Tragedia napolitana en tres actos de Lorenzo Insigne
El fantástico delantero del Nápoles, llamado a suceder a Maradona en el corazón de la afición, terminó silbado en el partido contra el Barça tras decidir marcharse en junio a Toronto
El estadio parecía un velatorio. La histórica caldera napolitana —cada vez más cerca de la leyenda que de su tediosa realidad— seguía congelada en la fría noche de febrero en la que fueron cayendo los goles que les apeaban de la Europa League en unos prosaicos dieciseisavos. Lorenzo Insigne, uno de los mejores jugadores partenopeos de todos los tiempos, marcó de penalti el último gol europeo con su camiseta de toda la vida. Luego fue sustituido en el minuto 82. El único momento en que la grada se animó de forma conjunta a celebrar algo, como si la sangre de San Gennaro se hubiera licuado al fin. Lástima que fuera para silbar a uno de los mayores ídolos que ha tenido en los últimos tiempos el equipo. Para humillar al hombre que lleva tatuado a Maradona en su pierna izquierda y que, de algún modo, estaba llamado a sucederle en el corazón de la curva B. El tipo que el domingo volvió a marcar contra la Lazio y ayudó a poner al Napoli líder de la Serie A.
Insigne, crecido en Frattamaggiore, humilde municipio en la corona metropolitana de la ciudad, es más napolitano que la pasta con provola y patata de la trattoria Nennella en Quartieri Spagnoli. Y quizá ese sea parte del problema de la relación amor y odio con de la ciudad con sus ídolos, también artísticos, como el dramaturgo Eduardo de Filippo. Pero el núcleo del conflicto es hoy es que el menudo jugador (1,63 metros) fichó el pasado enero por el Toronto Football Club, un equipo canadiense que acabó la pasada temporada penúltimo de la Conferencia Este de la MLS, la liga estadounidense. El capitán del Nápoles, con 30 años, decidió no renovar el contrato con el club de su vida y largarse a probar suerte —y el color del dinero— a las antípodas culturales, climáticas y sociales del caos que le vio crecer.
Insigne, cuyo rostro comparte murales en el centro de la ciudad con el cómico Totò y San Gennaro, ha jugado 10 temporadas y más de 400 partidos como titular indiscutible con el Nápoles desde que se consagró como su canterano más prometedor en 2010. Tras haber pasado una breve temporada en el Pescara en la Serie B —mítico equipo entrenado por Zdenek Zeman, en el que militaban jóvenes que acabarían rompiéndola en la Nazionale como Marco Verratti y su inseparable amigo, Ciro Immobile—, se convirtió en el símbolo de un club con el que logró dos copas de Italia y acarició un merecido scudetto en 2018, cuando Maurizio Sarri lideró un equipo que se reflejaba en el Barça de Guardiola. Pero Insigne nunca logró ser un ídolo absoluto, como llegó a serlo el eslovaco Marek Hamšík, quizá el más querido desde la marcha de Diego Armando Maradona y el hombre con más partidos con el Nápoles en las piernas. Siempre fue sospechoso para la grada.

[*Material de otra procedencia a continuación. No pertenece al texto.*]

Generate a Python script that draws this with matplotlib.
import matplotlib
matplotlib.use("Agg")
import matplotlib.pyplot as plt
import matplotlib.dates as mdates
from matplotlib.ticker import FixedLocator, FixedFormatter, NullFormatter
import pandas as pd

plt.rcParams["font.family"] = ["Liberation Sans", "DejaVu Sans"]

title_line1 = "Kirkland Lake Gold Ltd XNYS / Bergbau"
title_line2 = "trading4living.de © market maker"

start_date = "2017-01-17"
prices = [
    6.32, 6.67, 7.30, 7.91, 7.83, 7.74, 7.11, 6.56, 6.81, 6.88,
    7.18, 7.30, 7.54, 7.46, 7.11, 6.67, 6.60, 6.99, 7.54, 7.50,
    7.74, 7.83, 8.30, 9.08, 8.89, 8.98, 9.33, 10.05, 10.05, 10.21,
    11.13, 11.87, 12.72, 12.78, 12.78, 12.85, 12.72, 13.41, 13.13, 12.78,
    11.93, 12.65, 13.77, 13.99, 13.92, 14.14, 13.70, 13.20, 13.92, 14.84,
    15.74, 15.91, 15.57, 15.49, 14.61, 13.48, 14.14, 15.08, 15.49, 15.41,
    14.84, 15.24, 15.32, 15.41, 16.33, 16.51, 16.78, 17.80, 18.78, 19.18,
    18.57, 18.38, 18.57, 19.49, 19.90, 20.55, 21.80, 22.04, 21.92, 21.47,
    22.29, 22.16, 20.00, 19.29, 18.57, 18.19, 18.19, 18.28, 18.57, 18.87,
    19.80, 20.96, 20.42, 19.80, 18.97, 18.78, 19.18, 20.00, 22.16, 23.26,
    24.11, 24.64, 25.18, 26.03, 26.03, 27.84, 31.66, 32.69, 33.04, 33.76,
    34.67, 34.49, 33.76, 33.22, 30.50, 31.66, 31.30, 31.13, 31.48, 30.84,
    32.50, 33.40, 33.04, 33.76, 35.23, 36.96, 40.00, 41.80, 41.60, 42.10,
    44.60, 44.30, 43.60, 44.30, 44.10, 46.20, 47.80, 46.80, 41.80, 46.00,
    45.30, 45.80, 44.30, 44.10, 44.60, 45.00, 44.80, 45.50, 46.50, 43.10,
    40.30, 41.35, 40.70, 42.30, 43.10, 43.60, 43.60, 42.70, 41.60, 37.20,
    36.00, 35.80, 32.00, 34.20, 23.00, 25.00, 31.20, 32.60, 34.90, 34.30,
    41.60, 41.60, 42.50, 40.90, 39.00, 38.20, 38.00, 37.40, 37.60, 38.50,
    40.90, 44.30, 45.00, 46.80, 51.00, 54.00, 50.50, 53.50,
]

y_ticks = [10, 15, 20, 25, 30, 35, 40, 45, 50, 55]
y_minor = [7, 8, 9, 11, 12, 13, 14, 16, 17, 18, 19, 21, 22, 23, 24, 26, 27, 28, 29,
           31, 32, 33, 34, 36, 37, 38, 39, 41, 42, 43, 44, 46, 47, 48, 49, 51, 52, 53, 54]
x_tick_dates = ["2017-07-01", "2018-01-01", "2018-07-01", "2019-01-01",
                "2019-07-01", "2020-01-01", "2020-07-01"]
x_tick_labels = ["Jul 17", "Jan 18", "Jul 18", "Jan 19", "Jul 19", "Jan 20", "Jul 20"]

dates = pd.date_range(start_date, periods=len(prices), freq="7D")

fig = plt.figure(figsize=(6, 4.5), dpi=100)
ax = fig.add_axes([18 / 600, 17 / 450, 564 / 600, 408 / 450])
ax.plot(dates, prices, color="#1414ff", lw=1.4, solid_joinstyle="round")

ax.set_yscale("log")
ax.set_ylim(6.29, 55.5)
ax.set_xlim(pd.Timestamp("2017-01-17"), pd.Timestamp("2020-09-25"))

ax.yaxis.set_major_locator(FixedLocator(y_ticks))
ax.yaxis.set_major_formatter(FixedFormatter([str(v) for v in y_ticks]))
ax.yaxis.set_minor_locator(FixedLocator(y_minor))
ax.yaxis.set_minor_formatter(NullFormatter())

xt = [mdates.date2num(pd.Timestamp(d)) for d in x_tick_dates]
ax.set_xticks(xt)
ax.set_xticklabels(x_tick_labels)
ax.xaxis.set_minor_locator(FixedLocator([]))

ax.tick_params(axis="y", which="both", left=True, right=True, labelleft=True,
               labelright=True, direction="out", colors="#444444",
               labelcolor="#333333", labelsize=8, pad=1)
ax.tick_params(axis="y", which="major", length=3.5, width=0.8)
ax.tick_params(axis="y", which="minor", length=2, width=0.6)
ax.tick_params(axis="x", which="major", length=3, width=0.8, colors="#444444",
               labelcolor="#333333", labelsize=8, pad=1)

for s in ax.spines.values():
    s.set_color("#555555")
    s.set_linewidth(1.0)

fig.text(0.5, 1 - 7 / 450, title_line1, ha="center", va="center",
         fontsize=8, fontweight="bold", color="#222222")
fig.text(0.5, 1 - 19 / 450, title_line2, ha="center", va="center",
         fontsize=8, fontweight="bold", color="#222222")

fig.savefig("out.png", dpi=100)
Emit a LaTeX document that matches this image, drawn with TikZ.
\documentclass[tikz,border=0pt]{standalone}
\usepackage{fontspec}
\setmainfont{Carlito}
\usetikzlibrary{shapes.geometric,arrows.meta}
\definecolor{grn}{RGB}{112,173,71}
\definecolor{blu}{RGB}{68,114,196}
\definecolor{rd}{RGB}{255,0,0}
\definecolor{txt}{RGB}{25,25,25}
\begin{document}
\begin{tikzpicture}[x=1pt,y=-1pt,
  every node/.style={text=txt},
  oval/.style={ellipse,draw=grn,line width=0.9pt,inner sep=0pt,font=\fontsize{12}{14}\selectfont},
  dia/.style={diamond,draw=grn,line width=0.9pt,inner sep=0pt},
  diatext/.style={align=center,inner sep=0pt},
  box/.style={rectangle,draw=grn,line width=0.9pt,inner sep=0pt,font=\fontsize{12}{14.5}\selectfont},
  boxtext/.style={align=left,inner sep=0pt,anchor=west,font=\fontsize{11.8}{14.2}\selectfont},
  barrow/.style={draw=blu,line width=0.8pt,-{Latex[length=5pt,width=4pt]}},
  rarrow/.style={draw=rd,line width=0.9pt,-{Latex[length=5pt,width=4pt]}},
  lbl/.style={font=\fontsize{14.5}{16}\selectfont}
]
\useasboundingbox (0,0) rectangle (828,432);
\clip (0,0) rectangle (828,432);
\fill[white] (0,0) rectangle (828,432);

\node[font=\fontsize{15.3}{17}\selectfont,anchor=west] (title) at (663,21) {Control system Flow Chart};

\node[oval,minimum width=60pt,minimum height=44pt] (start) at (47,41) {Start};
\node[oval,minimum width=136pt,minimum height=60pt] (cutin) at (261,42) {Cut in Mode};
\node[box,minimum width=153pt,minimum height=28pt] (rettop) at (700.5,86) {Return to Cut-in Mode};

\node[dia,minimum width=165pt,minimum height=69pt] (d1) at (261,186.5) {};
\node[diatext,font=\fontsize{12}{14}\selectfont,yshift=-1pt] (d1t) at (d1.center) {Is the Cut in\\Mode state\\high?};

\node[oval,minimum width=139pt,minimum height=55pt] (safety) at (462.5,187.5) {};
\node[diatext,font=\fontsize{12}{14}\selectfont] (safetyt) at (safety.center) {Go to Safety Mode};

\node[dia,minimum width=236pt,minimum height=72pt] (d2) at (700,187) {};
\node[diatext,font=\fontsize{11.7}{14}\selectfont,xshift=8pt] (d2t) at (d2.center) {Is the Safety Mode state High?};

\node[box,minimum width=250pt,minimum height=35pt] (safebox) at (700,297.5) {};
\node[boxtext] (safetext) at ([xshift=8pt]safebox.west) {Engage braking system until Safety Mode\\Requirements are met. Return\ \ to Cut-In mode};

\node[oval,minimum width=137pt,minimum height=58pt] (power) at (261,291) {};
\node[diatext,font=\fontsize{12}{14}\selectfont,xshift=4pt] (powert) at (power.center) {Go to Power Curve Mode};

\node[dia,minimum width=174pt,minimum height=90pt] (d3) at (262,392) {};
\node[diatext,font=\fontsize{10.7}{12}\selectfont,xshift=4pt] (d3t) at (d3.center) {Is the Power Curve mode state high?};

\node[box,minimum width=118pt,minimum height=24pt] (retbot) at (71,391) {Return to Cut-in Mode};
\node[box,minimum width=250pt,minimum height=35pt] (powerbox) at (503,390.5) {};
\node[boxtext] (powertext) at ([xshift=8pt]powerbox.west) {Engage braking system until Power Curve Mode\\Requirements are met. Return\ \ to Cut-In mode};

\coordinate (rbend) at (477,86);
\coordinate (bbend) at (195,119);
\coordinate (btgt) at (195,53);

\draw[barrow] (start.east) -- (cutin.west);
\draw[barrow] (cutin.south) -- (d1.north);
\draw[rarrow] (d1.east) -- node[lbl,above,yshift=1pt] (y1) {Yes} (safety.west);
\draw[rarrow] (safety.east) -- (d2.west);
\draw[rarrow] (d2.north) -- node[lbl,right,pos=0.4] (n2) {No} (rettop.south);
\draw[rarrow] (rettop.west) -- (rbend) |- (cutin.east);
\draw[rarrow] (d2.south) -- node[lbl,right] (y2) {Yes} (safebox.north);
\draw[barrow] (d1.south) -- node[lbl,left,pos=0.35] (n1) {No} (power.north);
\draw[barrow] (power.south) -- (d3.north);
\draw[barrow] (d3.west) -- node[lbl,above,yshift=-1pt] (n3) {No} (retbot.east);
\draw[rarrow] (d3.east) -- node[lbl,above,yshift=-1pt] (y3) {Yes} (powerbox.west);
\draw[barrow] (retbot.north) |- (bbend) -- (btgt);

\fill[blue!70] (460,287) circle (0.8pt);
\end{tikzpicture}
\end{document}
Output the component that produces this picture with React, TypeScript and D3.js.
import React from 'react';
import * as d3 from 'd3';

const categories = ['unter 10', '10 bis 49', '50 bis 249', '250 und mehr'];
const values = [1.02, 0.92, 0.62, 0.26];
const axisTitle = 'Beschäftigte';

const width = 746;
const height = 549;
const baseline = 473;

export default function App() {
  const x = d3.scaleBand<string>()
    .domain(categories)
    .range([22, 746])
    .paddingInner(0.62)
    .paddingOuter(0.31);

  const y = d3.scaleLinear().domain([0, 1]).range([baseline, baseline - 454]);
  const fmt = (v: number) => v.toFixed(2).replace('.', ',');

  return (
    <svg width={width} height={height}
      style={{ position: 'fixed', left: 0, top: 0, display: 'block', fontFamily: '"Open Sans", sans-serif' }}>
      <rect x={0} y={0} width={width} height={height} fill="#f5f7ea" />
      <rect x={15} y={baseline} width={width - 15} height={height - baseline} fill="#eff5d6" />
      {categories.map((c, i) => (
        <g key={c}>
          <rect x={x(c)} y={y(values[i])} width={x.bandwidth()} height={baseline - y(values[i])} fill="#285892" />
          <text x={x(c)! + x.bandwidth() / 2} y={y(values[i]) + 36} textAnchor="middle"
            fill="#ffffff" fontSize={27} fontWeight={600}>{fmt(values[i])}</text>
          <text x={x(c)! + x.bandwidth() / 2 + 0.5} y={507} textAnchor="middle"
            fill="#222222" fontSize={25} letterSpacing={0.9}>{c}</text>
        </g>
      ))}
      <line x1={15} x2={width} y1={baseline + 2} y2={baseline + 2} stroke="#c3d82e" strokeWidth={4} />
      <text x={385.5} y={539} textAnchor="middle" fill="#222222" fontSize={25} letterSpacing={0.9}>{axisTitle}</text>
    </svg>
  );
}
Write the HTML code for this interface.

La versión que aporta Insigne para descifrar su tragedia en tres actos es que él habría renovado. Pero Aurelio de Laurentiis, productor cinematográfico, última frontera de la saga que construyó gran parte de los monumentos del celuloide italiano y explosivo dueño del club, solo le ofreció un contrato por menos del 50% de su sueldo (tres millones de euros). Una humillación, consideraron en la familia. Pero la historia venía de lejos, con un tipo que nunca terminó de conectar con la grada por su carácter algo altivo y napolitano, que le costó el recelo de sus paisanos.
Los jugadores partenopeos siempre lo han tenido complicado en Nápoles. Le sucedió también a Fabio Quagliarella en la temporada 2009-10, en la que no logró triunfar tras recibir pitos y amenazas. Le reventaron el ánimo. E Insigne iba camino de lo mismo. Pero Luciano Spalletti, entrenador del Nápoles, le necesita ahora al 100%. Y la paradoja de este equipo es que, pese a ser barrido por el Barça, el domingo se jugó la primera posición de la Serie A y este año está en condiciones de pelear por el título de liga, tal y como hizo en 2018. Hoy Insigne, tan tifoso de su equipo como el resto de la grada, sueña con despedirse de su afición, que hoy le ama y le odia a partes iguales, reeditando el último título que ganó el equipo en 1990, cuando trotaba por el San Paolo el tipo que lleva tatuado en el muslo izquierdo.